Item 5.02. Departure of Directors or Certain Officers; Election of Directors; Appointment of Certain Officers; Compensatory Arrangements of Certain Officers.
(b) On July 22, 2009, the Company and Mark E. Baumbach mutually agreed to end Mr. Baumbach’s employment relationship with the Company. In connection with that agreement, Mr. Baumbach resigned as the Company’s vice president — technology effective July 22, 2009. The Company reassigned his responsibilities to its executive vice president and chief financial officer, Scott Pollei, as well as the information technology departments in its operating units and operating divisions. As a result, the Company has eliminated this position.
(e) In connection with Mr. Baumbach’s resignation, the Company entered into a separation agreement and general release (the “Severance Agreement”) on July 28, 2009. Under the terms of the Severance Agreement, the Company will pay Mr. Baumbach $271,750 in two lump sum payments, which amount represents fifty-two weeks’ pay at the rate in effect on July 22, 2009, and fifty percent of the expected annual cash bonus that the Company would have paid Mr. Baumbach if he were employed with the Company through December 31, 2009, and had satisfied all applicable performance criteria.

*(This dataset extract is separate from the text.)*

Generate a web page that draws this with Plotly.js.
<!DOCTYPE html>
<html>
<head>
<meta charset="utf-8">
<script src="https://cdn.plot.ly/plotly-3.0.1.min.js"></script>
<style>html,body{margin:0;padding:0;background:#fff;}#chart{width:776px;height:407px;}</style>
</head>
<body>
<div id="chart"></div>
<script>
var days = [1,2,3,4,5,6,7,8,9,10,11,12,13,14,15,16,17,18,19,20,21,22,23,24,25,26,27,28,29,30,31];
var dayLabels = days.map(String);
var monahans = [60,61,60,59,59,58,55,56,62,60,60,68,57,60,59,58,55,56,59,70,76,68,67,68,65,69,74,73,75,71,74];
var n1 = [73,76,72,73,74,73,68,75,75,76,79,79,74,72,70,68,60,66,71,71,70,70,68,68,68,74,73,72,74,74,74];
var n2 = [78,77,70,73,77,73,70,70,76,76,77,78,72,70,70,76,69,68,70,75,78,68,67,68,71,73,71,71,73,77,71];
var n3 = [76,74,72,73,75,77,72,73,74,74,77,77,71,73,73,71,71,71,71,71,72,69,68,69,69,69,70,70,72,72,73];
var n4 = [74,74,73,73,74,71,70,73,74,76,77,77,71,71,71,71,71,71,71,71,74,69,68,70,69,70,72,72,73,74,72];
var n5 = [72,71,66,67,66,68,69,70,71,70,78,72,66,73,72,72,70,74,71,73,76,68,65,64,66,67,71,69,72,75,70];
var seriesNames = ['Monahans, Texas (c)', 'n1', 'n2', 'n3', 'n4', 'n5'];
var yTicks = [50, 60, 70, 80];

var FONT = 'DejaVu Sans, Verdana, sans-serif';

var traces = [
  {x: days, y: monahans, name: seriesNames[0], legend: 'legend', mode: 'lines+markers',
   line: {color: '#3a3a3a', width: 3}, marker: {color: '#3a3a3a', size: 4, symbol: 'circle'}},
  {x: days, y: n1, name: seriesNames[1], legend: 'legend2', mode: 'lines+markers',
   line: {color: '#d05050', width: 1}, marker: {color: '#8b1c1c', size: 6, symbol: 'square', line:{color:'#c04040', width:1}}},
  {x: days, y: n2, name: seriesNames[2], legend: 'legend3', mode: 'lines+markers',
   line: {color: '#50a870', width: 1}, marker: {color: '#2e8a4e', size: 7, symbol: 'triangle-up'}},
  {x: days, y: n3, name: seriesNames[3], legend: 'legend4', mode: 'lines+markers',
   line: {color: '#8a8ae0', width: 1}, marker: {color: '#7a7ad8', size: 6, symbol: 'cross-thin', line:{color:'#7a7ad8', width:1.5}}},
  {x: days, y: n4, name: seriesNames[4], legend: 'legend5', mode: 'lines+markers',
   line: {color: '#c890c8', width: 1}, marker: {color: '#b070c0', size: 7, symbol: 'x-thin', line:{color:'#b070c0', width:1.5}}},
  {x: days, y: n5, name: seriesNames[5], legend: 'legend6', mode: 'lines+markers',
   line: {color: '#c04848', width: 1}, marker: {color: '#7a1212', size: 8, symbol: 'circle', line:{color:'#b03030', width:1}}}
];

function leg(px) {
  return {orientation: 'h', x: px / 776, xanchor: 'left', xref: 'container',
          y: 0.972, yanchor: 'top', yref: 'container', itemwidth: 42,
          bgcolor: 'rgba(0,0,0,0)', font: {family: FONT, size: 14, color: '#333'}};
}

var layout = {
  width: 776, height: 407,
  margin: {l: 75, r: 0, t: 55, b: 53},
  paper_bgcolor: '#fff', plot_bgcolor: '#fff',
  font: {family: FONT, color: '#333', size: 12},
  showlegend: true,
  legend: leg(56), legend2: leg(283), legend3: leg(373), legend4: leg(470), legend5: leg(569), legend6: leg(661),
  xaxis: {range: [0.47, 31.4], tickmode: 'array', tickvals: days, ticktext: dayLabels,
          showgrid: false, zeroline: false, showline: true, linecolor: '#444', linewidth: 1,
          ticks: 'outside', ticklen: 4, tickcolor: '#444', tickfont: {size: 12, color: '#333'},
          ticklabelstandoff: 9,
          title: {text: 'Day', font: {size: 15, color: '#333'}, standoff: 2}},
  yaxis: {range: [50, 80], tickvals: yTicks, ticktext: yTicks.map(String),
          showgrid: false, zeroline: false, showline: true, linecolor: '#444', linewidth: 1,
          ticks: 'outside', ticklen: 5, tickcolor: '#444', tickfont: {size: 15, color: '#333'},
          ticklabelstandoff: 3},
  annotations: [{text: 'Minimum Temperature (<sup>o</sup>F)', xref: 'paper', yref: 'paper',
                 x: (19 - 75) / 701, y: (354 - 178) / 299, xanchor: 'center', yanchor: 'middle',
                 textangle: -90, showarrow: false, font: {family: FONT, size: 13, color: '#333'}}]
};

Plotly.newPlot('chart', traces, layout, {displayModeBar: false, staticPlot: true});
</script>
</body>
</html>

The Company will also pay on Mr. Baumbach’s behalf the premiums for his health and dental coverage under COBRA until he becomes eligible for coverage under the health plan of a new employer or, if earlier, July 31, 2010. In addition, the company will accelerate the vesting of the unvested portion of the incentive stock option granted to him on October 11, 2006, representing 1,125 option shares, and extend the time by which he may exercise any vested portion of the options granted to him during his employment to November 19, 2009. The company has also agreed that he can retain the laptop computer he used while an employee.
In exchange for the severance benefits described above, Mr. Baumbach is required to release any and all claims he may have against the Company and comply with his restrictive covenant agreement dated effective August 1, 2007. Under the terms of the restrictive covenant agreement, he agreed, among other things, not to compete with the company for 12 months following July 22, 2009.
Mr. Baumbach has a period of seven calendar days following July 28, 2009, to revoke the Severance Agreement and reinstate any claims he may have under the Age Discrimination in Employment Act and a period of fifteen calendar days following July 28, 2009, to revoke the Severance Agreement and reinstate any claims he may have under the Minnesota Human Rights Act. These rescission periods run concurrently. Mr. Baumbach is not entitled to, and the Company is not obligated to provide, any of the severance benefits described above until the expiration of the two rescission periods. If Mr. Baumbach properly revokes the Severance Agreement during either of the applicable rescission periods, he is not entitled to the severance benefits described above and the Company is not obligated to provide them.
The Company is in discussions with Mr. Baumbach regarding the possible future retention of Mr. Baumbach to provide consulting services to the Company, but has not reached any definitive arrangements regarding the terms, timing and payment of this possible future retention of Mr. Baumbach for consulting services.
The foregoing description of the Severance Agreement is qualified in its entirety by reference to the full text of the Severance Agreement that is filed as Exhibit 10.1 to this Current Report on Form 8-K and incorporated in it by reference.
Item 9.01. Financial Statements and Exhibits.
(d) Exhibits
         
Exhibit    
Number   Description of Exhibits
  10.1    
Separation Agreement and General Release between the Company and Mark E. Baumbach dated July 28, 2009.

 

 


 

SIGNATURES
Pursuant to the requirements of the Securities Exchange Act of 1934, the Registrant has duly caused this report to be signed on its behalf by the undersigned hereunto duly authorized.
         
  DOLAN MEDIA COMPANY
 
 
  By:   /s/ Scott J. Pollei    
    Name:   Scott J. Pollei   
    Its:       Executive Vice President and
            Chief Financial Officer 
 
Dated: July 28, 2009

 

 


 

Exhibit Index
         
Exhibit    
Number   Description of Exhibits
  10.1    
Separation Agreement and General Release between the Company and Mark E. Baumbach dated July 28, 2009.